## Exercise description:
Each line holding the word "code" counts once; give the total and nothing more.

-- start Data for this task --

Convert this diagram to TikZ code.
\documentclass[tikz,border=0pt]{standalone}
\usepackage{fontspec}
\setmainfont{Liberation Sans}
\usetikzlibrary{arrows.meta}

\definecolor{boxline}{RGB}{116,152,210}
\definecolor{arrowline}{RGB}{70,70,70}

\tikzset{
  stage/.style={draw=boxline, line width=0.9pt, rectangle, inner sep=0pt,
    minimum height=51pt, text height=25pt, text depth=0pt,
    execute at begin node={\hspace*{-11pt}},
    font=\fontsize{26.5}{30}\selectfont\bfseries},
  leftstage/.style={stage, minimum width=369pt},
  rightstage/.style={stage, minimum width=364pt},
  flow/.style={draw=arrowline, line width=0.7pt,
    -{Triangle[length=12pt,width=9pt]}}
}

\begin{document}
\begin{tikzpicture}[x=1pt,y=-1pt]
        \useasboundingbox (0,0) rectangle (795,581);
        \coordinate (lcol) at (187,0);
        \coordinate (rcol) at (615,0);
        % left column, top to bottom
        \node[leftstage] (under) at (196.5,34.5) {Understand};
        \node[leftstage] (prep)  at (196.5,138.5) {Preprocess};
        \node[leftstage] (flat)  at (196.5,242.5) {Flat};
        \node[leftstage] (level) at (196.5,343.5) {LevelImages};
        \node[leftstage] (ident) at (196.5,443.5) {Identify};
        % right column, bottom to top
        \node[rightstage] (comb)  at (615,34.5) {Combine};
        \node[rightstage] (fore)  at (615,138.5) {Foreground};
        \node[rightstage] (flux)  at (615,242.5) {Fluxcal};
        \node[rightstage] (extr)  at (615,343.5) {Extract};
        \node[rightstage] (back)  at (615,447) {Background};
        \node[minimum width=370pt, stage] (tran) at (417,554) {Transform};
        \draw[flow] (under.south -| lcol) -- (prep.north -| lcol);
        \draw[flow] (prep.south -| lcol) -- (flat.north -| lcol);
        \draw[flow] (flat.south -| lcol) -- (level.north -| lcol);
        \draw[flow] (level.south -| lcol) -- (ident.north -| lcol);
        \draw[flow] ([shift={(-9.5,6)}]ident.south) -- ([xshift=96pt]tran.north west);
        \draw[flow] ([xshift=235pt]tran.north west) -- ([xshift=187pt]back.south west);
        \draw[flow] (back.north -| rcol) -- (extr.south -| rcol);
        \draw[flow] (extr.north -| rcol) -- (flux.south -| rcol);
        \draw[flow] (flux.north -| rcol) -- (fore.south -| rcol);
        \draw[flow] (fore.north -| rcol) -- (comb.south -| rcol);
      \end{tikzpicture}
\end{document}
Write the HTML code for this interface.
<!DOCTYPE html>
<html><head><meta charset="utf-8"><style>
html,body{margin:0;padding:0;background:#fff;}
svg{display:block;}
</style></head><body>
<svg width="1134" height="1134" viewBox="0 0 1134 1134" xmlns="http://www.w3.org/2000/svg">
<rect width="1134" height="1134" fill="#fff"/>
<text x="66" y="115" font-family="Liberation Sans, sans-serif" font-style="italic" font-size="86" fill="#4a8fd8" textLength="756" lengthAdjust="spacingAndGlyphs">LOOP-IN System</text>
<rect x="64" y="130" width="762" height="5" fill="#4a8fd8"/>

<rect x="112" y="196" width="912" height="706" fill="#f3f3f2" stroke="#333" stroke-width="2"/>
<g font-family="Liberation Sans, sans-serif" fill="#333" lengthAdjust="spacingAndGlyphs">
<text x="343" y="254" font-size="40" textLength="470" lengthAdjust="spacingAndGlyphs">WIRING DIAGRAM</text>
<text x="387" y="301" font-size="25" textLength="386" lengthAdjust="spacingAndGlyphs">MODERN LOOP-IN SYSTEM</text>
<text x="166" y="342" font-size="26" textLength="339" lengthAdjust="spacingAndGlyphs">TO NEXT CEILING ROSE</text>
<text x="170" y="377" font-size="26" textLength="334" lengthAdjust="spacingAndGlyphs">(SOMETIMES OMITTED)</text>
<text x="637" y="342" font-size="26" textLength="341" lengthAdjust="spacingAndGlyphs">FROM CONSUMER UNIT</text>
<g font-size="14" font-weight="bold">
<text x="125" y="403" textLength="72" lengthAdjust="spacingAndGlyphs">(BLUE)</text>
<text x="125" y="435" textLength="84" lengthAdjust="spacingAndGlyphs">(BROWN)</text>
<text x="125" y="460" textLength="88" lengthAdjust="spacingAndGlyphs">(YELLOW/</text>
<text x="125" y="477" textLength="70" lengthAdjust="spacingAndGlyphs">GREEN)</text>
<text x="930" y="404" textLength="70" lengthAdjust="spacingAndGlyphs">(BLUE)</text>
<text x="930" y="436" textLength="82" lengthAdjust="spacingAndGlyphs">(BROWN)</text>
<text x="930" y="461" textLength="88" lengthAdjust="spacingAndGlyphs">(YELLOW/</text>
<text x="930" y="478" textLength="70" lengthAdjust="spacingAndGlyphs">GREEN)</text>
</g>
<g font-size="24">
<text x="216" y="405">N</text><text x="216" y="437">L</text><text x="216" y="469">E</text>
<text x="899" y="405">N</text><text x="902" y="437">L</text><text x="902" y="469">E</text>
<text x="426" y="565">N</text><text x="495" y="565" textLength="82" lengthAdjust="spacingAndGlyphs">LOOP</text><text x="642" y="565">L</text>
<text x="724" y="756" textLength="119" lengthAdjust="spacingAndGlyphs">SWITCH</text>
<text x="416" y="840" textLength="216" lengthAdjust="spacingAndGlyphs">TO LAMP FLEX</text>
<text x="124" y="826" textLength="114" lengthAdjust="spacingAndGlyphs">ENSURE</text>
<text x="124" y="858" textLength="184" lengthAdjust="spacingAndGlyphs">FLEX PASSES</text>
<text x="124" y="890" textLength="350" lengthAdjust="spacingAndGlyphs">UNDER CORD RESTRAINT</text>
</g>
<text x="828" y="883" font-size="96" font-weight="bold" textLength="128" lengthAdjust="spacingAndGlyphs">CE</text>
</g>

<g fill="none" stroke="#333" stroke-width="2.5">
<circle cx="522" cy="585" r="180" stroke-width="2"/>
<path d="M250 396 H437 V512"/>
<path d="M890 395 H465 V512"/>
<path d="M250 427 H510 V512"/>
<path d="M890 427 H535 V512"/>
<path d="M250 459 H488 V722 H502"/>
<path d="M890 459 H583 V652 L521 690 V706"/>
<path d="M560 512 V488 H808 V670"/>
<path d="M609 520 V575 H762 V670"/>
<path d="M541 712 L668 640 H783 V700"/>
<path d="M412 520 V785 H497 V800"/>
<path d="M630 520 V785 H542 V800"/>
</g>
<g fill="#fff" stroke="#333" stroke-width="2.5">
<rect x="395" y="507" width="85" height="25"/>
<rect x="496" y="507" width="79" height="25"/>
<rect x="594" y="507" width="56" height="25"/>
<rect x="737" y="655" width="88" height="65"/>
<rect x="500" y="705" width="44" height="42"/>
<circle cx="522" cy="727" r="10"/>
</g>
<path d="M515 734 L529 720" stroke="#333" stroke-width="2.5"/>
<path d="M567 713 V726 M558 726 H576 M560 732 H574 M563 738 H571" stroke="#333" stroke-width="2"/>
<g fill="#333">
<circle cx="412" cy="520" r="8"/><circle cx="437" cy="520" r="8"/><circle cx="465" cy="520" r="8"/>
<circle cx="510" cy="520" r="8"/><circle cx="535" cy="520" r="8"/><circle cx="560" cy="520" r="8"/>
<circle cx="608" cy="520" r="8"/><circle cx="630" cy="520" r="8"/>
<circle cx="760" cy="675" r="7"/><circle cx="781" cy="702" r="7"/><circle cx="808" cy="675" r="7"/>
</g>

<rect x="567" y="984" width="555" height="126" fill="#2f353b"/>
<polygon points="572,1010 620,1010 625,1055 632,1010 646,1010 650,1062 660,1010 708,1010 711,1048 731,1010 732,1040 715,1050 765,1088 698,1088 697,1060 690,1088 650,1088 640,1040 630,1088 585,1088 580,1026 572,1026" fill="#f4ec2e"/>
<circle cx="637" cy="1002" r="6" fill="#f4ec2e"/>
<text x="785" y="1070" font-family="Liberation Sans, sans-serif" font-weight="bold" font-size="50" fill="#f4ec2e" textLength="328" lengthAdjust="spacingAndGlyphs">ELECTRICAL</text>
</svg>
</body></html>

-- end Data for this task --

## Response:
2